Stellungnahme vom 22. Februar 2023
Nun ist der Ständerat gefordert: Gegen Armut, für Inklusion
Die Sozialhilfe trägt in der Schweiz nicht alle Menschen gleich. Menschen ohne Schweizer Pass werden diskriminiert. Die Folgen sind zunehmende Armut und Ausgrenzung. Trotzdem sieht die staatspolitische Kommission des Ständerates (SPK-S) keinen Handlungsbedarf und lehnt die parlamentarische Initiative «Armut ist kein Verbrechen» von Nationalrätin Samira Marti (SP) ab. HEKS appelliert an den Ständerat, diesen Entscheid zu korrigieren und damit ein wichtiges Zeichen gegen Armut und für eine inklusive Schweiz zu setzen.
Armut kann jede und jeden treffen. Ein Arbeitsplatzverlust, ein Unfall, eine Krankheit, eine Scheidung oder ein anderer Schicksalsschlag können Menschen unerwartet in eine finanzielle Notlage bringen. In der Schweiz ist die Sozialhilfe das letzte Sicherheitsnetz für Personen, die ihren Lebensunterhalt nicht (mehr) selbst bestreiten können.
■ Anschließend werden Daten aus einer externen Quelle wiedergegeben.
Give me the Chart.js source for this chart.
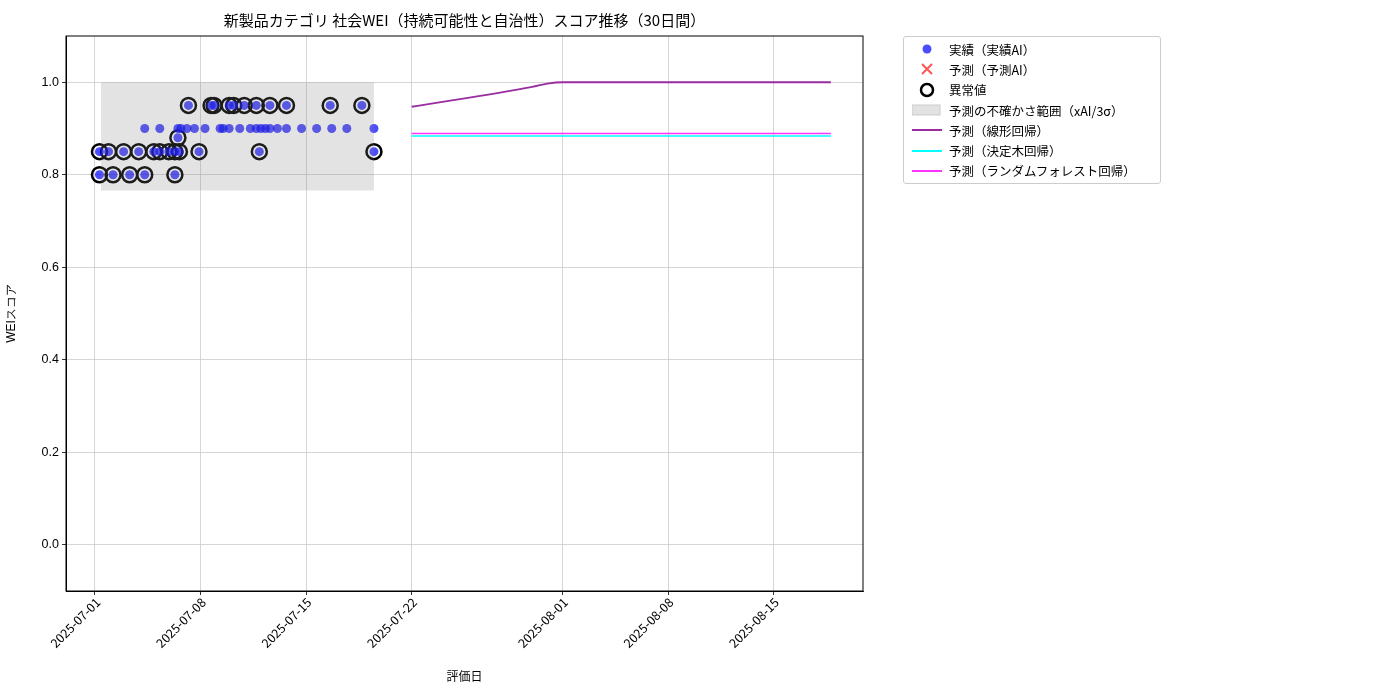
<!DOCTYPE html><html><head><meta charset="utf-8">
<script src="https://cdn.jsdelivr.net/npm/chart.js@4"></script>
<style>body{margin:0;width:1400px;height:700px;position:relative;font-family:"Noto Sans CJK JP",sans-serif;background:#fff}
#t{position:absolute;top:9px;left:66px;width:797px;text-align:center;font-size:15px}
#lg{position:absolute;left:903px;top:36px;width:256px;border:1px solid #ccc;border-radius:3px;font-size:12.5px;padding:2px 0}
#lg div{height:20.3px;display:flex;align-items:center}#lg span.s{width:45px;display:inline-flex;justify-content:center;margin-right:0px}
</style></head><body>
<canvas id="c" width="1400" height="700"></canvas>
<div id="t">新製品カテゴリ 社会WEI（持続可能性と自治性）スコア推移（30日間）</div>
<div id="lg">
<div><span class="s"><svg width="12" height="12"><circle cx="6" cy="6" r="4.5" fill="rgba(0,0,255,0.7)"/></svg></span>実績（実績AI）</div>
<div><span class="s"><svg width="14" height="14"><path d="M2 2L12 12M12 2L2 12" stroke="#f55" stroke-width="2"/></svg></span>予測（予測AI）</div>
<div><span class="s"><svg width="16" height="16"><circle cx="8" cy="8" r="6" fill="none" stroke="#000" stroke-width="2.5"/></svg></span>異常値</div>
<div><span class="s"><svg width="30" height="12"><rect x="0" y="1" width="28" height="10" fill="#e2e2e2" stroke="#ccc"/></svg></span>予測の不確かさ範囲（xAI/3σ）</div>
<div><span class="s"><svg width="30" height="4"><line x1="0" y1="2" x2="30" y2="2" stroke="#992c9e" stroke-width="2"/></svg></span>予測（線形回帰）</div>
<div><span class="s"><svg width="30" height="4"><line x1="0" y1="2" x2="30" y2="2" stroke="#00ffff" stroke-width="2"/></svg></span>予測（決定木回帰）</div>
<div><span class="s"><svg width="30" height="4"><line x1="0" y1="2" x2="30" y2="2" stroke="#ff33ff" stroke-width="2"/></svg></span>予測（ランダムフォレスト回帰）</div>
</div>
<script>
// days since 2025-07-01
const actualDays=[6.2,7.7,7.9,8.9,9.2,9.9,10.7,11.6,12.7,15.6,17.7,3.3,4.3,5.5,5.7,6.1,6.6,7.3,8.3,8.5,8.9,9.6,10.3,10.7,11.0,11.3,11.6,12.1,12.7,13.7,14.7,15.7,16.7,18.5,5.5,0.3,0.9,1.9,2.9,3.9,4.3,4.9,5.3,5.6,6.9,10.9,18.5,0.3,1.2,2.3,3.3,5.3];
const actualVals=[0.95,0.95,0.95,0.95,0.95,0.95,0.95,0.95,0.95,0.95,0.95,0.9,0.9,0.9,0.9,0.9,0.9,0.9,0.9,0.9,0.9,0.9,0.9,0.9,0.9,0.9,0.9,0.9,0.9,0.9,0.9,0.9,0.9,0.9,0.88,0.85,0.85,0.85,0.85,0.85,0.85,0.85,0.85,0.85,0.85,0.85,0.85,0.8,0.8,0.8,0.8,0.8];
const outlierIdx=[0,1,2,3,4,5,6,7,8,9,10,34,35,36,37,38,39,40,41,42,43,44,45,46,47,48,49,50,51];
const bandDays=[0.4,18.5], bandLow=[0.766,0.766], bandHigh=[1.0,1.0];
const linDays=[21,29,30,31,48.8], linVals=[0.947,0.99,0.997,1.0,1.0];
const treeDays=[21,48.8], treeVals=[0.884,0.884];
const rfDays=[21,48.8], rfVals=[0.889,0.889];
const tickDays=[0,7,14,21,31,38,45];
const tickLabels=['2025-07-01','2025-07-08','2025-07-15','2025-07-22','2025-08-01','2025-08-08','2025-08-15'];
const yTicks=[0,0.2,0.4,0.6,0.8,1.0];
const xy=(a,b)=>a.map((v,i)=>({x:v,y:b[i]}));
new Chart(document.getElementById('c'),{data:{datasets:[
{type:'line',data:xy(bandDays,bandLow),borderWidth:0,pointRadius:0,fill:false},
{type:'line',data:xy(bandDays,bandHigh),borderWidth:0,pointRadius:0,fill:'-1',backgroundColor:'rgba(128,128,128,0.22)'},
{type:'scatter',data:xy(actualDays,actualVals),pointRadius:4.5,backgroundColor:'rgba(0,0,255,0.7)',borderWidth:0},
{type:'scatter',data:outlierIdx.map(i=>({x:actualDays[i],y:actualVals[i]})),pointRadius:7.5,backgroundColor:'transparent',borderColor:'#000',borderWidth:2.5},
{type:'line',data:xy(linDays,linVals),borderColor:'#992c9e',borderWidth:1.8,pointRadius:0,cubicInterpolationMode:'monotone'},
{type:'line',data:xy(treeDays,treeVals),borderColor:'#00ffff',borderWidth:1.5,pointRadius:0},
{type:'line',data:xy(rfDays,rfVals),borderColor:'#ff33ff',borderWidth:1.5,pointRadius:0}
]},options:{responsive:false,animation:false,layout:{padding:{top:36,right:537,left:0,bottom:0}},
plugins:{legend:{display:false},tooltip:{enabled:false}},
scales:{x:{type:'linear',min:-1.92,max:50.93,afterFit:s=>{s.height=109},
afterBuildTicks:s=>{s.ticks=tickDays.map(v=>({value:v}))},
ticks:{display:false},
grid:{color:'#ccc',lineWidth:0.8,tickColor:'#000',tickLength:4},border:{color:'#000'}},
y:{min:-0.1,max:1.1,afterFit:s=>{s.width=66},afterBuildTicks:s=>{s.ticks=yTicks.map(v=>({value:v}))},
ticks:{color:'#000',font:{size:12.5},callback:v=>v.toFixed(1)},
grid:{color:'#ccc',lineWidth:0.8,tickColor:'#000',tickLength:4},border:{color:'#000'},
title:{display:true,text:'WEIスコア',color:'#000',font:{size:12}}}}},
plugins:[{id:'box',afterDraw(c){const a=c.chartArea,g=c.ctx,x=c.scales.x;g.save();g.strokeStyle='#000';g.lineWidth=1;g.strokeRect(a.left,a.top,a.right-a.left,a.bottom-a.top);
g.fillStyle='#000';g.font='12.5px "Noto Sans CJK JP"';
tickDays.forEach((d,i)=>{const px=x.getPixelForValue(d);g.save();g.translate(px+3,a.bottom+9);g.rotate(-Math.PI/4);g.textAlign='right';g.textBaseline='middle';g.fillText(tickLabels[i],0,0);g.restore();});
g.textAlign='center';g.textBaseline='middle';g.font='12px "Noto Sans CJK JP"';g.fillText('評価日',(a.left+a.right)/2,676);
g.restore();}}]});
</script></body></html>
Die Sozialhilfe hat die Aufgabe, die Menschen vor Armut und Ausgrenzung zu schützen und allen ein Leben in Würde zu garantieren. Dies ist in der Bundesverfassung festgeschrieben und gilt eigentlich für die gesamte Schweizer Bevölkerung. Eigentlich. Denn das Recht auf Sozialhilfe wurde für Menschen ohne Schweizer Pass mit dem Inkrafttreten des verschärften Ausländer- und Integrationsgesetzes (AIG) im Januar 2019 stärker mit dem Aufenthaltsrecht verknüpft.
Jean-Patrick di Silvestro
Seit 2019 müssen armutsbetroffene Personen ohne Schweizer Pass um ihre Aufenthalts- oder Niederlassungsbewilligung in der Schweiz fürchten, wenn sie Sozialhilfe beziehen, selbst wenn sie schon länger als zehn Jahre in der Schweiz leben, viele Jahre hier gearbeitet haben oder sogar hier geboren sind. Eine Gesetzesverschärfung, die – so die Absicht des Parlaments – den sogenannten missbräuchlichen Sozialhilfebezug sanktionieren sollte, sanktioniert heute armutsbetroffene Menschen ohne Schweizer Pass: Insbesondere ältere oder kranke Personen sowie Familien mit Kindern oder Alleinerziehende, die ein legitimes Anrecht auf Sozialhilfe haben und von der Migrationsbehörde dennoch einen Wegweisungs- oder Rückstufungsentscheid erhalten. Die schweizerische Beobachtungsstelle für Asyl- und Ausländerrecht (SBAA) hat entsprechende Fälle dokumentiert.
Menschen ohne Schweizer Pass, die Sozialhilfe beziehen, leiden enorm unter der Androhung aufenthaltsrechtlicher Konsequenzen. Der psychische Druck macht krank, erschwert die soziale Teilhabe und den beruflichen Wiedereinstieg. Viele verzichten aus Angst ganz auf den Bezug von Sozialhilfe. Eine von ihnen ist Mirian Dias Santana. Als ehemalige Sans Papiers möchte sie ihre Aufenthaltsbewilligung B auf keinen Fall gefährden – lieber verschuldet sie sich. Sie ist kein Einzelfall. Die Verschuldung ist häufig der Beginn eines Teufelskreises. Die Folgen sind höchst prekäre Lebenssituationen. Es droht der Verlust der Wohnung. Auf notwendige ärztliche Behandlungen wird verzichtet. Die berufliche Integration wird weiter erschwert. Armut und Ausgrenzung nehmen zu.